Task description:
Transcribe the listing in full, excluding any pictures.

Available data:
--
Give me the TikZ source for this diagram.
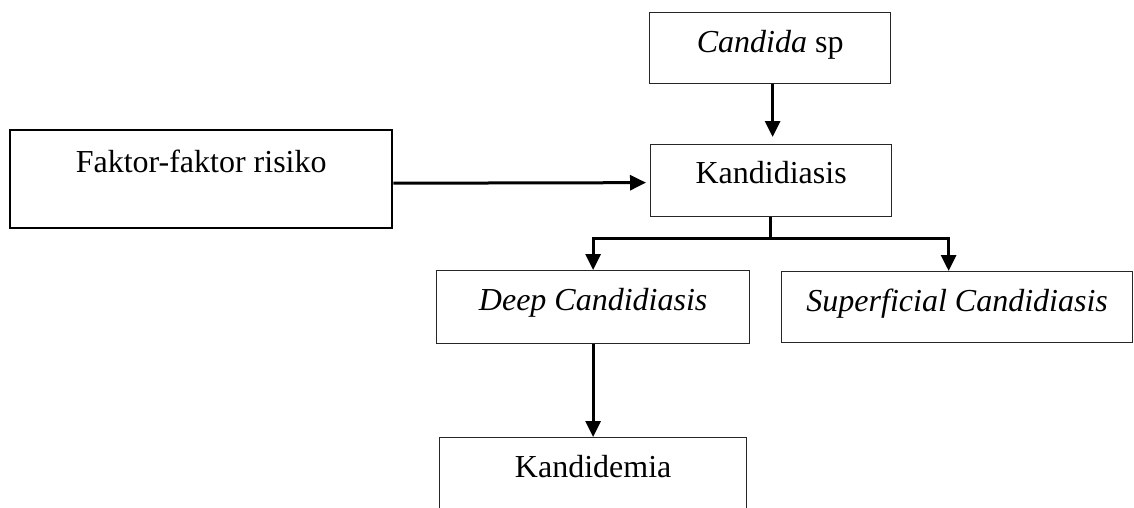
\documentclass[tikz,border=0pt]{standalone}
\usepackage{fontspec}
\setmainfont{Liberation Serif}
\usetikzlibrary{arrows.meta}
\begin{document}
\begin{tikzpicture}[x=1pt,y=-1pt,
  box/.style={draw=black!85, line width=1.3pt, inner sep=0pt, anchor=north west,
    font=\fontsize{32}{38}\selectfont},
  boldbox/.style={box, draw=black, line width=2.4pt},
  arr/.style={line width=3pt, -{Triangle[length=16pt,width=15pt]}},
  plain/.style={line width=3pt}]
\clip (0,0) rectangle (1134,507);
\fill[white] (0,0) rectangle (1134,507);
\node[box, minimum width=241pt, text height=40pt, text depth=31pt] (cand) at (649,12) {\textit{Candida} sp};
\node[box, minimum width=241pt, text height=39pt, text depth=33pt] (kand) at (650,144) {Kandidiasis};
\node[boldbox, minimum width=382pt, text height=42.5pt, text depth=55.5pt] (fak) at (9,129) {Faktor-faktor risiko};
\node[box, minimum width=313pt, text height=40pt, text depth=33pt] (deep) at (436,270) {\textit{Deep Candidiasis}};
\node[box, minimum width=351pt, text height=40pt, text depth=31pt] (sup) at (781,271) {\textit{Superficial Candidiasis}};
\node[box, minimum width=307pt, text height=39.5pt, text depth=60pt] (kdm) at (439,437) {Kandidemia};
\draw[arr] ([xshift=2.5pt]cand.south) -- ([xshift=1.5pt,yshift=7pt]kand.north);
\draw[arr] ([yshift=-4pt]fak.east) -- ([xshift=-4pt,yshift=-2pt]kand.west);
\coordinate (j) at ([xshift=-0.5pt,yshift=-21pt]kand.south);
\draw[plain] ([xshift=-0.5pt]kand.south) -- (j);
\draw[arr] (j) -| (deep.north);
\draw[arr] (j) -| ([xshift=-8.5pt]sup.north);
\draw[arr] (deep.south) -- (kdm.north);
\end{tikzpicture}
\end{document}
--
Response below:
Give me the TikZ source for this diagram.
\documentclass[tikz,border=0pt]{standalone}
\usepackage{fontspec}
\setmainfont{Liberation Serif}
\usetikzlibrary{arrows.meta}
\begin{document}
\begin{tikzpicture}[x=1pt,y=-1pt,
  box/.style={draw=black!85, line width=1.3pt, inner sep=0pt, anchor=north west,
    font=\fontsize{32}{38}\selectfont},
  boldbox/.style={box, draw=black, line width=2.4pt},
  arr/.style={line width=3pt, -{Triangle[length=16pt,width=15pt]}},
  plain/.style={line width=3pt}]
\clip (0,0) rectangle (1134,507);
\fill[white] (0,0) rectangle (1134,507);
\node[box, minimum width=241pt, text height=40pt, text depth=31pt] (cand) at (649,12) {\textit{Candida} sp};
\node[box, minimum width=241pt, text height=39pt, text depth=33pt] (kand) at (650,144) {Kandidiasis};
\node[boldbox, minimum width=382pt, text height=42.5pt, text depth=55.5pt] (fak) at (9,129) {Faktor-faktor risiko};
\node[box, minimum width=313pt, text height=40pt, text depth=33pt] (deep) at (436,270) {\textit{Deep Candidiasis}};
\node[box, minimum width=351pt, text height=40pt, text depth=31pt] (sup) at (781,271) {\textit{Superficial Candidiasis}};
\node[box, minimum width=307pt, text height=39.5pt, text depth=60pt] (kdm) at (439,437) {Kandidemia};
\draw[arr] ([xshift=2.5pt]cand.south) -- ([xshift=1.5pt,yshift=7pt]kand.north);
\draw[arr] ([yshift=-4pt]fak.east) -- ([xshift=-4pt,yshift=-2pt]kand.west);
\coordinate (j) at ([xshift=-0.5pt,yshift=-21pt]kand.south);
\draw[plain] ([xshift=-0.5pt]kand.south) -- (j);
\draw[arr] (j) -| (deep.north);
\draw[arr] (j) -| ([xshift=-8.5pt]sup.north);
\draw[arr] (deep.south) -- (kdm.north);
\end{tikzpicture}
\end{document}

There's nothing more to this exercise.